I have a question about Vladimir's proposal upthread (from Aug 30) for passing implicit mv arrays. The idea is to pass MV by setting FOO.MV before calling FOO, and to read MV passed to oneself as ARGUMENTS.CALLEE.MV.
As we've been discussing, correct MVR must: (1) enable passthrough where it's wanted, and (2) suppress passthrough where it's not wanted. This proposal gets (1) by instrumenting code to pass MV everywhere it might be needed, and (2) by simply not instrumenting where it isn't wanted [*]. Here's Vladimir's original example (with comment edited):
(defun foo (x y z) (values x y z))
(defun bar () (foo) (foo))
function bar () { foo(); // no instrumentation since passthrough is not wanted foo.mv = arguments.callee.mv; var result = foo(); delete foo.mv; return result; }
But passthrough is transitive, so we can't just instrument tail calls to FOO [**]. We also have to instrument tail calls to things that tail call FOO, like BAZ here:
(defun foo (x y z) (values x y z))
(defun baz () (foo))
(defun bar () (foo) (baz))
Given this transitivity, how do you distinguish which tail calls are potentially-multi-valued in order to instrument them? Keep in mind that passthrough also has to work in cases like:
(defun baz2 (fn) (apply fn '(1 2 3))
(defun baz3 () (funcall *fn* 1 2 3))
... whenever the calls to FN and *FN* are potentially-multi-valued.

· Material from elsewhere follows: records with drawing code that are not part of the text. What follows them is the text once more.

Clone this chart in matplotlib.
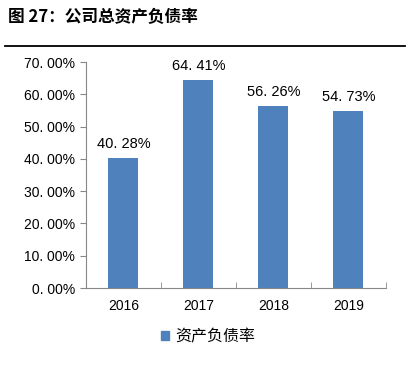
import matplotlib
matplotlib.use("Agg")
import matplotlib.pyplot as plt
from matplotlib.lines import Line2D

plt.rcParams['font.family'] = ['Liberation Sans', 'Noto Sans CJK SC', 'DejaVu Sans']

years = ['2016', '2017', '2018', '2019']
ratio = [40.28, 64.41, 56.26, 54.73]
yticks = [0, 10, 20, 30, 40, 50, 60, 70]
series_name = '资产负债率'
title = '图 27：公司总资产负债率'
bar_color = '#4F81BD'

fig = plt.figure(figsize=(4.10, 3.77), dpi=100)
ax = fig.add_axes([86/410, 1-288/377, 300/410, 226/377])

x = range(len(years))
ax.bar(x, ratio, width=0.4, color=bar_color)
for xi, v in zip(x, ratio):
    ax.annotate(('%.2f%%' % v).replace('.', '. '), (xi, v), xytext=(0, 5),
                textcoords='offset points', ha='center', va='bottom', fontsize=10.5)

ax.set_xlim(-0.5, len(years) - 0.5)
ax.set_ylim(0, 70)
ax.set_yticks(yticks)
ax.set_yticklabels(['%d. 00%%' % t for t in yticks], fontsize=10)
ax.set_xticks(x)
ax.set_xticklabels(years, fontsize=10)
ax.set_xticks([i + 0.5 for i in range(-1, len(years))], minor=True)
ax.tick_params(axis='x', which='major', length=0, pad=8)
ax.tick_params(axis='x', which='minor', direction='in', length=4, color='#888888')
ax.tick_params(axis='y', direction='out', length=4, color='#888888', pad=4)
for s in ['top', 'right']:
    ax.spines[s].set_visible(False)
for s in ['left', 'bottom']:
    ax.spines[s].set_color('#888888')

fig.text(8/410, 1-17/377, title, fontsize=12, fontweight='bold',
         family=['Noto Sans CJK SC'], va='center', ha='left')
fig.add_artist(Line2D([5/410, 405/410], [1-46/377, 1-46/377], color='black', lw=1.3,
                      transform=fig.transFigure))

handle = plt.Rectangle((0, 0), 1, 1, color=bar_color)
fig.legend([handle], [series_name], loc='center', bbox_to_anchor=(208/410, 1-337/377),
           frameon=False, handlelength=0.5, handleheight=0.5, handletextpad=0.4,
           prop={'family': 'Noto Sans CJK SC', 'size': 11.5})

fig.savefig('out.png', dpi=100)
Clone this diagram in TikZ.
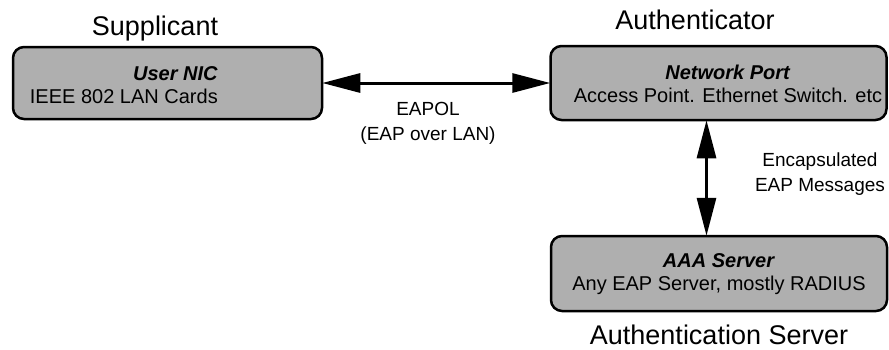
\documentclass[tikz,border=0pt]{standalone}
\usepackage{fontspec}
\setmainfont{Liberation Sans}
\usetikzlibrary{arrows.meta}
\definecolor{boxgray}{RGB}{175,175,175}
\tikzset{
  box/.style={draw=black, line width=2.5pt, rounded corners=11pt, fill=boxgray, inner sep=0pt},
  boxtext/.style={font=\fontsize{20}{23}\selectfont, inner sep=0pt},
  title/.style={font=\fontsize{27}{30}\selectfont, inner sep=0pt},
  lbl/.style={font=\fontsize{19}{25}\selectfont, align=center, inner sep=0pt},
  biarrow/.style={line width=3pt, {Triangle[length=38pt,width=19pt]}-{Triangle[length=38pt,width=19pt]}, shorten <=-1pt, shorten >=-1pt}
}
\begin{document}
\begin{tikzpicture}[x=1pt,y=-1pt]
\useasboundingbox (0,0) rectangle (889,349);
% boxes
\node[box, minimum width=309pt, minimum height=72pt] (sup) at (167.5,83) {};
\node[box, minimum width=336pt, minimum height=74pt] (net) at (718.5,83) {};
\node[box, minimum width=336pt, minimum height=75pt] (aaa) at (719,273.5) {};
% box texts
\node[boxtext, align=right, anchor=east] (suptxt) at (218,85) {\textbf{\textit{User NIC}}\\IEEE 802 LAN Cards};
\node[boxtext, align=center] (nettxt) at (728,84) {\textbf{\textit{Network Port}}\\Access Point. Ethernet Switch. etc};
\node[boxtext, align=center] (aaatxt) at (719,274) {\textbf{\textit{AAA Server}}\\Any EAP Server, mostly RADIUS};
% titles
\node[title] (t1) at (155,29) {Supplicant};
\node[title] (t2) at (695,20) {Authenticator};
\node[title] (t3) at (719,335) {Authentication Server};
% connectors
\draw[biarrow] (sup.east) -- (sup.east -| net.west);
\draw[biarrow] ([xshift=-12pt]net.south) -- ([xshift=-12pt]net.south |- aaa.north);
% labels
\node[lbl] (l1) at (428,123) {EAPOL\\(EAP over LAN)};
\node[lbl] (l2) at (820,174) {Encapsulated\\EAP Messages};
\end{tikzpicture}
\end{document}
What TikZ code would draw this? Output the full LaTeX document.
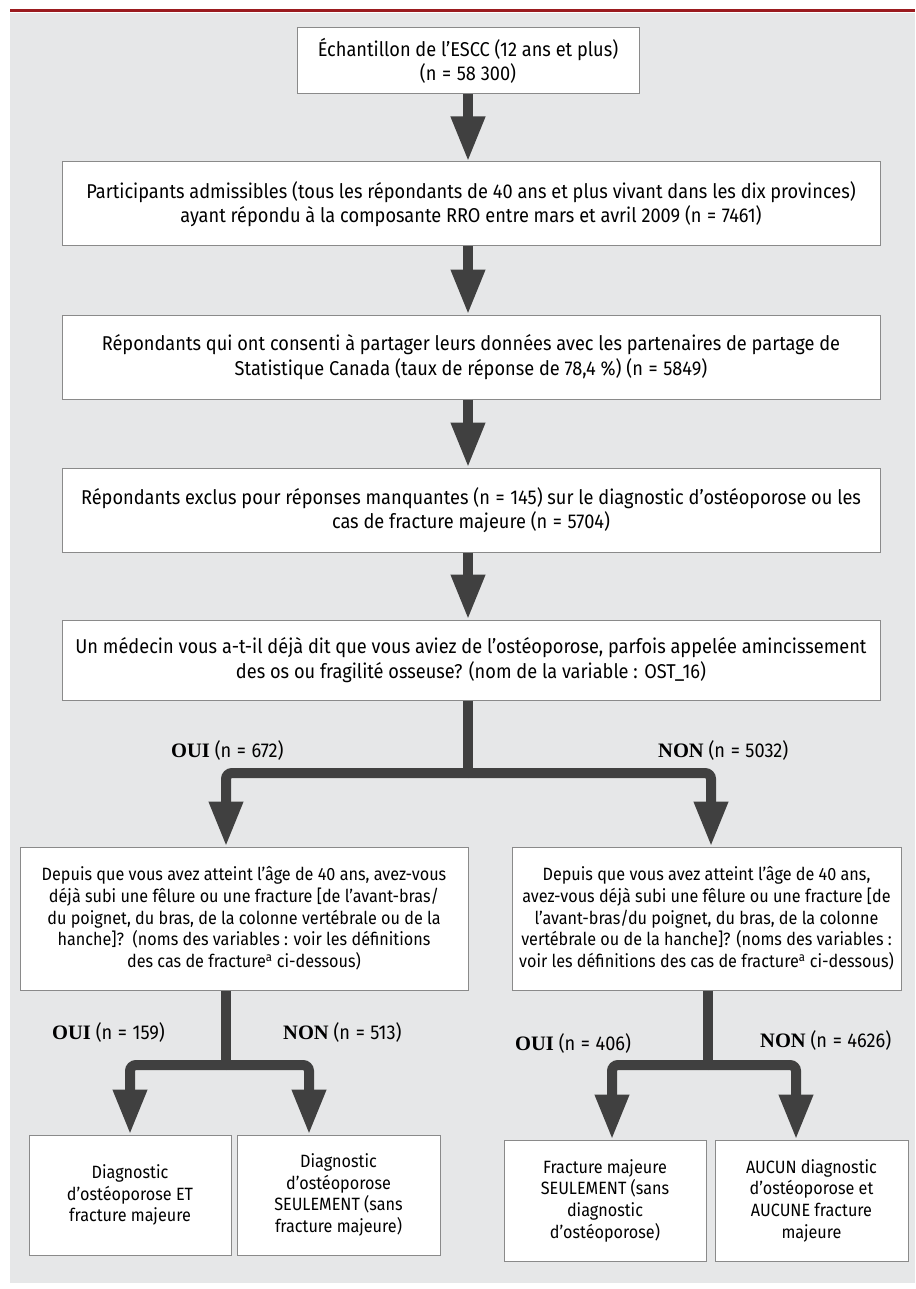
\documentclass[tikz,border=0pt]{standalone}
\usepackage{fontspec}
\setmainfont{Fira Sans}[FakeStretch=0.91]
\newfontfamily\labserif{Liberation Serif}
\usetikzlibrary{arrows.meta}
\definecolor{bggray}{HTML}{E6E7E8}
\definecolor{boxgray}{HTML}{8A8A8A}
\definecolor{arrgray}{HTML}{404040}
\definecolor{topred}{HTML}{9B1B1F}
\newcommand\mainfs{\fontsize{20}{24.5}\selectfont}
\newcommand\smallfs{\fontsize{17.8}{21.7}\selectfont}
\newcommand\eq{\ \kern0.8pt=\kern0.8pt\ }
\newcommand\lab[2]{{\labserif\fontsize{20.5}{24}\selectfont\bfseries #1} #2}
\tikzset{
  box/.style={draw=boxgray, line width=1pt, fill=white, inner sep=0pt, align=center, font=\mainfs},
  sbox/.style={box, font=\smallfs},
  conn/.style={draw=arrgray, line width=10pt, line cap=butt},
  arr/.style={conn, rounded corners=6pt, -{Triangle[width=32pt,length=45pt]}},
  labl/.style={font=\mainfs, inner sep=0pt, text=black}
}
\begin{document}
\begin{tikzpicture}[x=1pt,y=-1pt]
\useasboundingbox (0,0) rectangle (915,1289);
\fill[bggray] (10,13) rectangle (915,1283);
\draw[topred, line width=3pt] (10,10.5) -- (915,10.5);

% main column
\node[box, minimum width=342pt, minimum height=66pt] (b1) at (468,61)
  {Échantillon de l’ESCC (12 ans et plus)\\(n\eq 58 300)};
\node[box, minimum width=818pt, minimum height=84pt] (b2) at (471,204)
  {Participants admissibles (tous les répondants de 40 ans et plus vivant dans les dix provinces)\\ayant répondu à la composante RRO entre mars et avril 2009 (n\eq 7461)};
\node[box, minimum width=818pt, minimum height=84pt] (b3) at (471,357)
  {Répondants qui ont consenti à partager leurs données avec les partenaires de partage de\\Statistique Canada (taux de réponse de 78,4 \%) (n\eq 5849)};
\node[box, minimum width=818pt, minimum height=84pt] (b4) at (471,510)
  {Répondants exclus pour réponses manquantes (n\eq 145) sur le diagnostic d’ostéoporose ou les\\cas de fracture majeure (n\eq 5704)};
\node[box, minimum width=818pt, minimum height=80pt] (b5) at (471,660)
  {Un médecin vous a-t-il déjà dit que vous aviez de l’ostéoporose, parfois appelée amincissement\\des os ou fragilité osseuse? (nom de la variable : OST\_16)};

% second level
\node[sbox, minimum width=448pt, minimum height=143pt] (l2l) at (244,918.5)
  {Depuis que vous avez atteint l’âge de 40 ans, avez-vous\\déjà subi une fêlure ou une fracture [de l’avant-bras/\\du poignet, du bras, de la colonne vertébrale ou de la\\hanche]?~~(noms des variables : voir les définitions\\des cas de fracture\textsuperscript{a} ci-dessous)};
\node[sbox, minimum width=389pt, minimum height=143pt] (l2r) at (706.5,918.5)
  {Depuis que vous avez atteint l’âge de 40 ans,\\avez-vous déjà subi une fêlure ou une fracture [de\\l’avant-bras/du poignet, du bras, de la colonne\\vertébrale ou de la hanche]? (noms des variables :\\voir les définitions des cas de fracture\textsuperscript{a} ci-dessous)};

% bottom level
\node[sbox, minimum width=202pt, minimum height=120pt] (f1) at (130,1195)
  {Diagnostic\\d’ostéoporose ET\\fracture majeure};
\node[sbox, minimum width=203pt, minimum height=120pt] (f2) at (338.5,1195)
  {Diagnostic\\d’ostéoporose\\SEULEMENT (sans\\fracture majeure)};
\node[sbox, minimum width=202pt, minimum height=121pt] (f3) at (605,1200.5)
  {Fracture majeure\\SEULEMENT (sans\\diagnostic\\d’ostéoporose)};
\node[sbox, minimum width=193pt, minimum height=121pt] (f4) at (811.5,1200.5)
  {AUCUN diagnostic\\d’ostéoporose et\\AUCUNE fracture\\majeure};

% straight arrows
\draw[arr] (b1.south) -- (b1.south |- b2.north);
\draw[arr] (b1.south |- b2.south) -- (b1.south |- b3.north);
\draw[arr] (b1.south |- b3.south) -- (b1.south |- b4.north);
\draw[arr] (b1.south |- b4.south) -- (b1.south |- b5.north);

% first split
\coordinate (j1) at (468,773);
\coordinate (xl1) at (226,0);
\coordinate (xr1) at (711,0);
\draw[conn] (b1.south |- b5.south) -- (j1);
\draw[arr] (j1) -| (xl1 |- l2l.north);
\draw[arr] (j1) -| (xr1 |- l2r.north);
\node[labl, anchor=west] (oui1) at (171,750) {\lab{OUI}{(n\eq 672)}};
\node[labl, anchor=west] (non1) at (658,750) {\lab{NON}{(n\eq 5032)}};

% left split
\coordinate (j2) at (226,1065);
\coordinate (xl2) at (130,0);
\coordinate (xr2) at (309,0);
\draw[conn] (xl1 |- l2l.south) -- (j2);
\draw[arr] (j2) -| (xl2 |- f1.north);
\draw[arr] (j2) -| (xr2 |- f2.north);
\node[labl, anchor=west] (oui2) at (52,1032) {\lab{OUI}{(n\eq 159)}};
\node[labl, anchor=west] (non2) at (283,1032) {\lab{NON}{(n\eq 513)}};

% right split
\coordinate (j3) at (708,1065);
\coordinate (xl3) at (612,0);
\coordinate (xr3) at (796,0);
\draw[conn] (j3 |- l2r.south) -- (j3);
\draw[arr] (j3) -| (xl3 |- f3.north);
\draw[arr] (j3) -| (xr3 |- f4.north);
\node[labl, anchor=west] (oui3) at (515,1043) {\lab{OUI}{(n\eq 406)}};
\node[labl, anchor=west] (non3) at (760,1040) {\lab{NON}{(n\eq 4626)}};
\end{tikzpicture}
\end{document}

The only easy implementation I can think of is to mv-instrument every tail call in the program, but that is surely overkill.
Daniel
[*] There's also the recursive case we've been discussing, where you might both want the instrumentation and not want it -- but since my question doesn't depend on that complication, let's just ignore it here.
[**] Just to be clear, all I mean by "tail call" is any expression "(return (some-function))" once PS is done adding in all the implicit returns.